本問において、Xは現在外交官ではありませんが、外交官時代に行ったスピーチは、「外交官として行ったスピーチ」であることが問題文からわかります。そのため、当該スピーチは、人種差別の扇動にあたるか否かにかかわらず、「任務遂行に当たって行った行為」として、退任後も刑事裁判権免除の対象となります。B国大統領がA国によるXの起訴が外交関係条約違反であると述べたのは、この裁判権免除が根拠となります。
2 設問2について
一見設問1と重複する出題であり、解答に窮したかもしれません。本問では、刑事裁判権免除も関係し得ますが、Xと異なり外交官Yは逮捕されているため、第一義的には身体の不可侵が問題となります(外交関係条約第29条)。外交官の身体の不可侵は絶対的な免除のため、いかなる理由でも逮捕・抑留は認められません。

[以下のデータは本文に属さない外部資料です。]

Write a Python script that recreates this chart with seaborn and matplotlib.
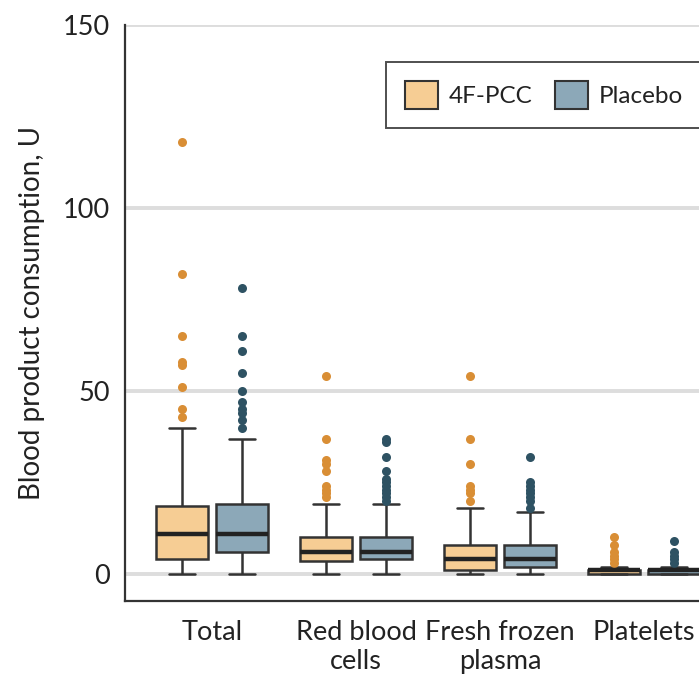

また、外交関係法は、自己完結レジームとされます。外交官による違法な諜報活動に対しては、逮捕ではなく、ペルソナ・ノン・グラータの通告を行うのが外交関係法上の第一義的な対応といえます(同第9条)。それでも派遣国が当該外交官を召還しなかった場合には、国外退去命令や外交関係の断絶などの措置で対応をとるべきであると考えられます。いずれにせよ、Yの逮捕は自己完結レジーム外の行為として、外交関係法上否定されると反論できます。
3 設問3について
国際司法裁判所(ICJ)は、国連憲章に基づき許可を与えられた団体から要請された場合に、勧告的意見を付与することができます(ICJ規程第65条1項)。国連憲章第96条によると、総会と安保理は、いかなる法律問題についてもICJに諮問することができます(第1項)。また、総会の許可を得た国連の他の機関と専門機関も、その活動の範囲内において生ずる法律問題についてICJに諮問することができます(第2項)。
国際機関Pは、総会と安保理ではないため、国連憲章第96条2項に該当する団体であることが求められます。問題文で、Pは国連とは別の国際機関であるとされているため、「国連の他の機関」(経済社会理事会等)ではなく、国連の専門機関であることが条件となります。また、α条約の不明確な規定の意味が、Pの活動の範囲内の法律問題であることも条件となります。
より正確には、国連の専門機関でない国際原子力機関(IAEA)も、1957年の総会決議1145(XII)で承認された国連・IAEA関係協定第10条1項に基づき、ICJへの勧告的意見の諮問が許可されています。IAEAは、国連とは独立した国際機関ですが、同協定により国連総会及び安保理と協力関係に立つ特殊な機関です。この先例に従えば、国連・P関係協定の締結により、PがICJに勧告的意見を諮問することが許可される可能性はありますが、予備試験でここまでの解答は求められないように思います。
国際関係法〔私法系〕 公開:2025年11月7日
難易度としては、これまでの予備試験と同様に、基礎的な内容の問題であったと言うことができると思いました。
⑵ 本問は、プライバシー権侵害に基づく損害賠償請求の準拠法を問うものです。プライバシー権侵害に基づく損害賠償請求の準拠法は、法の適用に関する通則法19条によると考える見解(中西康=北澤安紀ほか『国際私法[第3版]』(有斐閣、2022年)250頁、松岡博編『国際関係私法入門[第4版補訂]』(有斐閣、2021年)133頁等)と、同法17条によると考える見解(小出邦夫編著『逐条解説法の適用に関する通則法[増補版]』(商事法務、2014年)224頁等)があります。これらの見解を踏まえて、私見を論じながら法性決定をした上で、同法19条又は17条によって、適用される法を導き出すことが必要になります。さらに、同法20条にも当てはめて、明らかにより密接な関係がある他の地があるかを検討しながら、準拠法を決定していくことになります。